Five Years On: The Story of Building The Pink Elephant

The Spark on a Sunday Afternoon

If I look back to day one, The Pink Elephant began in the most ordinary yet magical way — on a quiet Sunday afternoon. I was sitting there scribbling names, Googling anything and everything… table, plate, colours, textures, moments, moods. I stumbled around words like blue and elephant, until a conversation with my sister Lauren changed everything. She said to me over the phone, almost casually “Why don’t you call it The Pink Elephant?”

And just like that — the name landed. Bold, warm, playful, unexpected. It felt like a heartbeat. To this day, I give Lauren full credit for birthing the name into existence, and for being there in those first, fragile days when all I really had was passion and possibility.

Do one thing every day to grow your business is my lesson learnt. Just one step. Feed it daily.

That’s how you build something from the ground — not in leaps, but in thousands of tiny, determined movements forward.

Where Hospitality Was Born

Long before The Pink Elephant existed, hospitality lived in my bones. I grew up in Harare, Zimbabwe, in a home where the doors were always open and the table was always full. We entertained constantly — family, friends, business guests, travellers, neighbours. Our garden was a stage for life’s beautiful milestones: weddings, birthdays, anniversaries, end-of-school parties.

My dad brought the warmth — magnetic, fun, charismatic, hardworking and generous in the truest sense of the word. My mum brought the beauty and organisation — the food, the details, the grace of being an incredible hostess. Together they created an environment where celebration wasn’t an occasion, it was a way of life.

That upbringing shaped me more than I ever realised — until this business arrived.

From Brisbane House Parties to the South West London house share Garden Parties

That love of hosting followed me across oceans. At university in Brisbane, I was the one planning the college gatherings. Later in London, living in shared houses, I would find myself organising garden parties that are still spoken about to this day (Earlsfield oh they days — if you know, you know!).

And when I finally had a garden of my own, I hosted again. Food, people, music, candles, connection. Looking back, I see now that these weren’t just parties. They were practice. They were pieces of the future forming quietly in the background.

Saying Yes — Before I Knew the How

When the idea first came in April 2020, I didn’t have a business plan.
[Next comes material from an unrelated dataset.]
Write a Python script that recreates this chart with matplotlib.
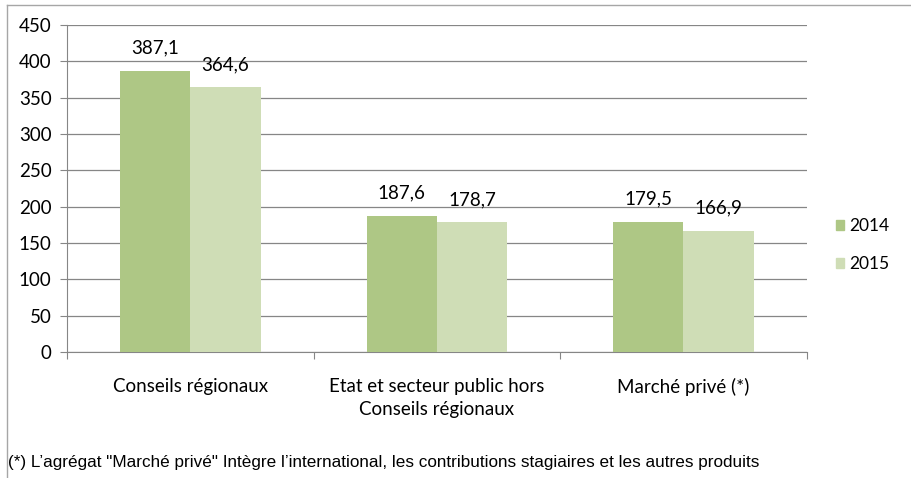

I didn’t have funding. I didn’t have a grand strategy. I had belief — and a stubborn intuition that this was the thing I was meant to build.

I started small: platter events, intimate celebrations, experimenting, exploring, feeling my way through it. I didn’t know exactly what The Pink Elephant would become — I just knew I had to begin.

The Reality of the Grind

People talk about entrepreneurship with shiny words, but let me be honest: it is hard. You sacrifice holidays, weekends, sleep, security, certainty. You give up versions of yourself. You grow through discomfort.

I didn’t have money to fall back on — I built this from nothing but work. And while I’m proud of that, I’ve learned that grit alone isn’t sustainable. You also have to learn to pause. To breathe. To find yourself again when the business becomes every corner of your life.

Scaling, Stretching, and Surprising Myself

As the business grew, the challenges evolved. The hardest days weren’t at the beginning — they came later, when things were working. When scaling felt like survival and a blessing at the same time. When managing clients, suppliers, budgets, people, and possibility became a living, breathing balancing act.

There were days I felt unstoppable, and days I questioned everything. Days I worked until midnight, and days I learned to give myself permission to stop — to rest, reset, and return stronger.

Five Years On

Five years in, I’ve realised entrepreneurship isn’t a straight line. It’s faith, and resilience, and deep intuitive trust. It’s letting yourself evolve as the business evolves. It’s learning who you are under pressure and who you become through purpose. I’ve learned to trust my gut. To trust timing. To trust that tomorrow always comes, and that somehow, you find a way to meet it.

If you believe in something with your whole heart — don’t give up on it. Build it. Protect it. Nurture it. Let it stretch you and shape you. This is just the beginning. And I can’t wait for what comes next.